6. Advanced Directions: Continual, Adaptive, and Hierarchical ODE Learning

Emerging research extends classic ODE learning to adaptive, hierarchical, and continual learning contexts:

Continual dynamics learning: Mode-switching Graph ODEs (MS-GODE) incorporate mask-based sub-network selection and storage, yielding new trajectories via a quick mask-matching step and achieving near-zero catastrophic forgetting across shifting environments (Zhang et al., 2024).
Adaptive dynamics and environment inference: AD-NODE enables mobile robots to infer latent environmental factors directly from state/action history, supporting real-time model predictive control in the presence of unknown, time-varying operational conditions. A two-phase training procedure first fits a privileged model with known environment variables, then trains an adaptive module for online inference (Yu et al., 6 Oct 2025).
Cross-environment generalization: GG-ODE generalizes dynamics across multi-agent systems and environments by factorizing common physics laws via a shared GNN-ODE and learning per-environment exogenous factors, enforced by mutual information minimization and contrastive regularization (Huang et al., 2023).
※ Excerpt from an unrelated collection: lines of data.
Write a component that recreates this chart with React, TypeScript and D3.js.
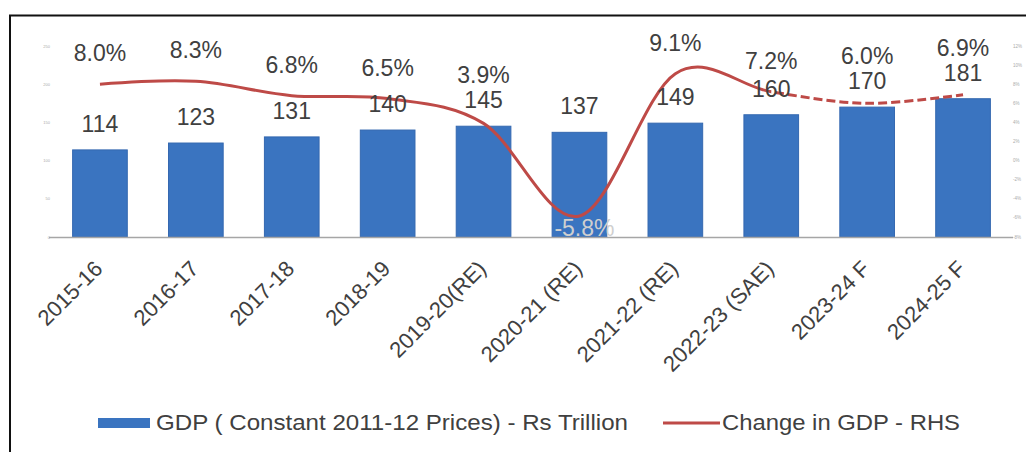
import React from 'react';
import * as d3 from 'd3';

const categories = [
  '2015-16',
  '2016-17',
  '2017-18',
  '2018-19',
  '2019-20(RE)',
  '2020-21 (RE)',
  '2021-22 (RE)',
  '2022-23 (SAE)',
  '2023-24 F',
  '2024-25 F',
];
const gdpValues = [114, 123, 131, 140, 145, 137, 149, 160, 170, 181];
const gdpChange = [8.0, 8.3, 6.8, 6.5, 3.9, -5.8, 9.1, 7.2, 6.0, 6.9];
const forecastFromIndex = 7;
const leftTicks = [0, 50, 100, 150, 200, 250];
const rightTicks = [-8, -6, -4, -2, 0, 2, 4, 6, 8, 10, 12];
const legendLabels = ['GDP ( Constant 2011-12 Prices) - Rs Trillion', 'Change in GDP - RHS'];

const W = 1026;
const H = 452;
const FONT = '"Liberation Sans", Arial, sans-serif';
const BAR = '#3A74C0';
const LINE = '#BE4A47';
const TEXT = '#404040';

export default function App() {
  const x = d3
    .scaleBand<string>()
    .domain(categories)
    .range([52, 1011])
    .paddingInner(0.43)
    .paddingOuter(0.215);
  const yL = d3.scaleLinear().domain([0, 250]).range([237, 46]);
  const yR = d3.scaleLinear().domain([-8, 12]).range([237, 46]);
  const cx = (i: number) => (x(categories[i]) as number) + x.bandwidth() / 2;

  const pts: [number, number][] = gdpChange.map((v, i) => [cx(i), yR(v)]);
  const linePath = d3.line().curve(d3.curveCardinal.tension(0))(pts) as string;
  const splitX = cx(forecastFromIndex);

  const barLabelBase = (i: number) => yL(gdpValues[i]) - 18;
  const pctBase = (i: number) => {
    const v = gdpChange[i];
    const py = yR(v);
    if (v < 0) return py + 20;
    let b = py - 23;
    const top = barLabelBase(i) - 17;
    if (b > top - 8) b = top - 8;
    return b;
  };

  return (
    <svg
      width={W}
      height={H}
      style={{ position: 'absolute', left: 0, top: 0, background: '#fff' }}
      fontFamily={FONT}
    >
      <defs>
        <clipPath id="solidPart">
          <rect x={0} y={0} width={splitX} height={H} />
        </clipPath>
        <clipPath id="dashPart">
          <rect x={splitX} y={0} width={W - splitX} height={H} />
        </clipPath>
      </defs>
      <rect x={0} y={0} width={W} height={H} fill="#fff" />
      {/* frame */}
      <line x1={9} x2={W} y1={15.5} y2={15.5} stroke="#111" strokeWidth={2} />
      <line x1={10} x2={10} y1={15} y2={H} stroke="#111" strokeWidth={2} />

      {/* left axis tiny labels */}
      {leftTicks.map((t) => (
        <text
          key={'l' + t}
          x={50}
          y={yL(t) + 1.5}
          fontSize={4}
          textAnchor="end"
          fill="#aaa"
        >
          {t}
        </text>
      ))}
      {/* right axis tiny labels */}
      {rightTicks.map((t) => (
        <text key={'r' + t} x={1013} y={yR(t) + 1.5} fontSize={4.5} fill="#aaa">
          {t + '%'}
        </text>
      ))}

      {/* bars */}
      {gdpValues.map((v, i) => (
        <rect
          key={'b' + i}
          x={x(categories[i])}
          y={yL(v)}
          width={x.bandwidth()}
          height={yL(0) - yL(v)}
          fill={BAR}
          stroke="#3468B0"
          strokeWidth={1}
        />
      ))}

      {/* x axis line */}
      <line x1={49} x2={1013} y1={237.5} y2={237.5} stroke="#a6a6a6" strokeWidth={1.5} />

      {/* change line */}
      <path d={linePath} fill="none" stroke={LINE} strokeWidth={3} clipPath="url(#solidPart)" />
      <path
        d={linePath}
        fill="none"
        stroke={LINE}
        strokeWidth={3}
        strokeDasharray="9,4"
        clipPath="url(#dashPart)"
      />

      {/* bar value labels */}
      {gdpValues.map((v, i) => (
        <text
          key={'bl' + i}
          x={cx(i)}
          y={barLabelBase(i)}
          fontSize={23}
          textAnchor="middle"
          fill={TEXT}
        >
          {v}
        </text>
      ))}

      {/* pct labels */}
      {gdpChange.map((v, i) => (
        <text
          key={'pl' + i}
          x={cx(i) + (v < 0 ? 5 : 0)}
          y={pctBase(i)}
          fontSize={23}
          textAnchor="middle"
          fill={v < 0 ? '#cfcfcf' : TEXT}
        >
          {v.toFixed(1) + '%'}
        </text>
      ))}

      {/* category labels */}
      {categories.map((c, i) => (
        <text
          key={'c' + i}
          transform={`translate(${cx(i) + 4},${270}) rotate(-45)`}
          fontSize={22}
          textAnchor="end"
          fill={TEXT}
        >
          {c}
        </text>
      ))}

      {/* legend */}
      <rect x={98} y={418} width={52} height={10} fill={BAR} />
      <text x={156} y={429.5} fontSize={22} fill={TEXT} textLength={472} lengthAdjust="spacingAndGlyphs">
        {legendLabels[0]}
      </text>
      <line x1={663} x2={720} y1={423} y2={423} stroke={LINE} strokeWidth={3} />
      <text x={722} y={429.5} fontSize={22} fill={TEXT} textLength={238} lengthAdjust="spacingAndGlyphs">
        {legendLabels[1]}
      </text>
    </svg>
  );
}
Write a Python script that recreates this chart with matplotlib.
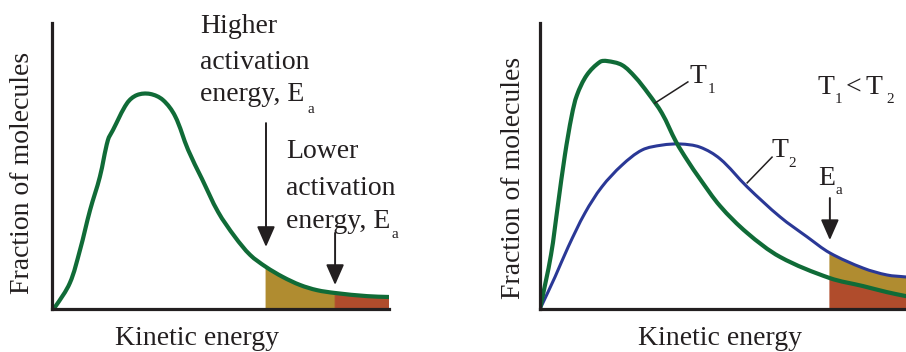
import numpy as np
import matplotlib
matplotlib.use("Agg")
import matplotlib.pyplot as plt
from matplotlib.path import Path
from matplotlib.patches import PathPatch

W, H = 906, 352
plt.rcParams["font.family"] = ["Liberation Serif", "DejaVu Serif"]

# ---- left panel: one distribution, two activation energies ----
energy_a = [0.0, 0.9, 5.3, 8.3, 11.3, 14.2, 16.6, 18.1, 22.3, 25.2, 29.1, 32.9,
            36.5, 40.4, 44.5, 49.3, 54.3, 58.8, 63.5, 68.5, 73.6, 78.6, 84.0,
            93.5, 100.0]
frac_a = [0.0, 0.7, 9.1, 20.6, 34.6, 46.2, 59.1, 62.6, 72.0, 74.8, 75.2, 73.1,
          67.5, 55.6, 45.5, 33.9, 25.2, 18.9, 14.7, 11.2, 8.4, 6.6, 5.6,
          4.5, 4.2]
ea_high = 63.5
ea_low = 84.0

# ---- right panel: two temperatures, one activation energy ----
energy_t1 = [0.0, 3.0, 4.9, 6.8, 8.7, 10.1, 12.8, 16.4, 18.3, 22.4, 26.0, 29.5,
             33.3, 37.2, 40.2, 43.7, 49.2, 56.6, 65.6, 79.2, 88.3, 94.8, 100.0]
frac_t1 = [0.0, 18.9, 36.4, 53.8, 67.8, 74.8, 81.8, 86.4, 86.7, 85.3, 81.1, 75.5,
           68.5, 58.4, 52.1, 45.5, 36.0, 26.6, 18.2, 10.8, 8.0, 5.9, 4.5]
energy_t2 = [0.0, 4.1, 7.7, 12.3, 16.9, 22.4, 27.9, 33.3, 38.3, 43.7, 49.2,
             56.6, 65.6, 73.0, 79.2, 88.3, 94.8, 100.0]
frac_t2 = [0.0, 11.2, 21.7, 33.6, 42.7, 50.3, 55.6, 57.3, 57.7, 56.6, 52.5,
           42.7, 32.2, 25.2, 19.6, 14.3, 11.9, 11.2]
ea_right = 79.2

GREEN = "#106b37"
BLUE = "#2a3896"
OCHRE = "#b08c30"
RUST = "#b04c2c"
INK = "#231f20"

fig = plt.figure(figsize=(W / 100, H / 100), dpi=100)


def px_axes(x0, x1, y_top, y_bot):
    ax = fig.add_axes([x0 / W, 1 - y_bot / H, (x1 - x0) / W, (y_bot - y_top) / H])
    ax.px_scale = ((x1 - x0) / 100.0, (y_bot - y_top) / 100.0)
    return ax


def style(ax):
    ax.set_xlim(0, 100)
    ax.set_ylim(0, 100)
    for s in ("top", "right"):
        ax.spines[s].set_visible(False)
    for s in ("left", "bottom"):
        ax.spines[s].set_linewidth(2.3)
        ax.spines[s].set_color(INK)
        ax.spines[s].set_zorder(4)
    ax.set_xticks([])
    ax.set_yticks([])
    ax.patch.set_alpha(0)


def bezier_segments(ax, x, y):
    """Smooth cubic segments through every (x, y) point, tangents from neighbours."""
    sx, sy = ax.px_scale
    P = np.column_stack([np.asarray(x, float) * sx, np.asarray(y, float) * sy])
    n = len(P)
    T = np.zeros_like(P)
    for i in range(n):
        d = P[min(i + 1, n - 1)] - P[max(i - 1, 0)]
        T[i] = d / np.hypot(*d)
    segs = []
    for i in range(n - 1):
        L = np.hypot(*(P[i + 1] - P[i]))
        c1 = P[i] + T[i] * L / 3
        c2 = P[i + 1] - T[i + 1] * L / 3
        segs.append(np.array([P[i], c1, c2, P[i + 1]]) / [sx, sy])
    return segs


def curve_verts(segs, reverse=False):
    if reverse:
        segs = [s[::-1] for s in segs[::-1]]
    verts = [segs[0][0]]
    codes = [Path.MOVETO]
    for s in segs:
        verts += [s[1], s[2], s[3]]
        codes += [Path.CURVE4] * 3
    return verts, codes


def draw_curve(ax, segs, color, lw):
    v, c = curve_verts(segs)
    ax.add_patch(PathPatch(Path(v, c), fill=False, ec=color, lw=lw,
                           capstyle="round", joinstyle="round", zorder=3))


def fill_under(ax, segs, color):
    v, c = curve_verts(segs)
    v += [(v[-1][0], 0), (v[0][0], 0), v[0]]
    c += [Path.LINETO, Path.LINETO, Path.CLOSEPOLY]
    ax.add_patch(PathPatch(Path(v, c), fc=color, ec=color, lw=0.6, zorder=1))


def fill_between_curves(ax, upper, lower, color):
    vu, cu = curve_verts(upper)
    vl, cl = curve_verts(lower, reverse=True)
    cl[0] = Path.LINETO
    v = vu + vl + [vu[0]]
    c = cu + cl + [Path.CLOSEPOLY]
    ax.add_patch(PathPatch(Path(v, c), fc=color, ec=color, lw=0.6, zorder=1))


def put(x, y, s, size=20, **kw):
    fig.text(x / W, 1 - y / H, s, fontsize=size, color=INK,
             ha=kw.pop("ha", "left"), va=kw.pop("va", "baseline"), **kw)


def arrow(ax, x, y_tail, y_tip):
    ax.annotate("", xy=(x, y_tip), xytext=(x, y_tail),
                arrowprops=dict(arrowstyle="-|>,head_length=1.25,head_width=0.55",
                                mutation_scale=10, lw=1.4, color=INK,
                                shrinkA=0, shrinkB=0),
                annotation_clip=False)


# left panel
axL = px_axes(52, 389, 23, 309)
style(axL)
segA = bezier_segments(axL, energy_a, frac_a)
i_hi = energy_a.index(ea_high)
i_lo = energy_a.index(ea_low)
fill_under(axL, segA[i_hi:i_lo], OCHRE)
fill_under(axL, segA[i_lo:], RUST)
draw_curve(axL, segA, GREEN, 3.0)
arrow(axL, ea_high, 65.0, 21.7)
arrow(axL, ea_low, 26.6, 8.4)

put(200, 33, "Higher")
put(200, 69, "activation")
put(200, 101, "energy, E")
put(308, 113, "a", size=11)
put(286, 158, "Lower")
put(286, 195, "activation")
put(286, 228, "energy, E")
put(391, 238, "a", size=11)
put(23, 173, "Fraction of molecules", rotation=90, ha="center", va="center")
put(197, 345, "Kinetic energy", ha="center")

# right panel
axR = px_axes(540, 906, 23, 309)
style(axR)
seg1 = bezier_segments(axR, energy_t1, frac_t1)
seg2 = bezier_segments(axR, energy_t2, frac_t2)
j1 = energy_t1.index(ea_right)
j2 = energy_t2.index(ea_right)
fill_between_curves(axR, seg2[j2:], seg1[j1:], OCHRE)
fill_under(axR, seg1[j1:], RUST)
draw_curve(axR, seg2, BLUE, 2.2)
draw_curve(axR, seg1, GREEN, 3.0)
arrow(axR, ea_right, 38.8, 24.1)

# leader lines to the curve labels
axR.plot([31.4, 40.4], [72.0, 79.4], color=INK, lw=1.1, zorder=3, clip_on=False)
axR.plot([56.6, 63.4], [44.1, 53.1], color=INK, lw=1.1, zorder=3, clip_on=False)

put(689, 83, "T")
put(708, 93, "1", size=11)
put(772, 157, "T")
put(788, 167, "2", size=11)
put(817, 94, "T")
put(835, 103, "1", size=11)
put(846, 94, "<")
put(865, 94, "T")
put(886, 103, "2", size=11)
put(818, 185, "E")
put(835, 194, "a", size=11)
put(513, 178, "Fraction of molecules", rotation=90, ha="center", va="center")
put(720, 345, "Kinetic energy", ha="center")

fig.savefig("out.png", dpi=100)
7. Practical Considerations and Limitations

Key guidelines and caveats for ODE-based learning dynamics include:

Choice of parameterization: Structured or global polynomial models favor extrapolation and interpretability but may face limitations in high dimensions; neural or kernel approaches offer flexibility but risk overfitting and poor out-of-distribution performance (Wildt et al., 19 Nov 2025).
Solver selection: Stiff regimes (e.g., chemical kinetics) necessitate implicit or stiff-aware solvers and specialized loss terms; explicit methods suffice for benign cases but may fail under disparate timescales (Peng et al., 8 May 2025).
Optimization pipeline: Multiple-shooting schemes, careful initialization (e.g., from derivative surrogates), and hybrid global-local optimization are critical for stable convergence, especially under sparse or noisy measurement (Wildt et al., 19 Nov 2025).
Scalability: Polynomial and locally linear ODEs scale cubically with latent dimension, which may necessitate sparse priors or dimension reduction (Bassewitz et al., 3 Oct 2025).
Limitations: Global polynomial models can be ill-conditioned outside the data domain; energy-based and physics-informed models require careful parameterization to avoid pathological behavior (e.g., non-positive definite mass matrices); adjoint-based backpropagation incurs memory overhead for long sequence or deep ODE networks (Zhong et al., 2019, Wildt et al., 19 Nov 2025).

ODE-based learning dynamics constitute a foundational, unifying paradigm for modern continuous-time modeling, control, and adaptive learning. Their blend of flexibility, structure, and theoretical rigor enables both state-of-the-art performance and principled interpretability across increasingly complex and heterogeneous dynamic systems.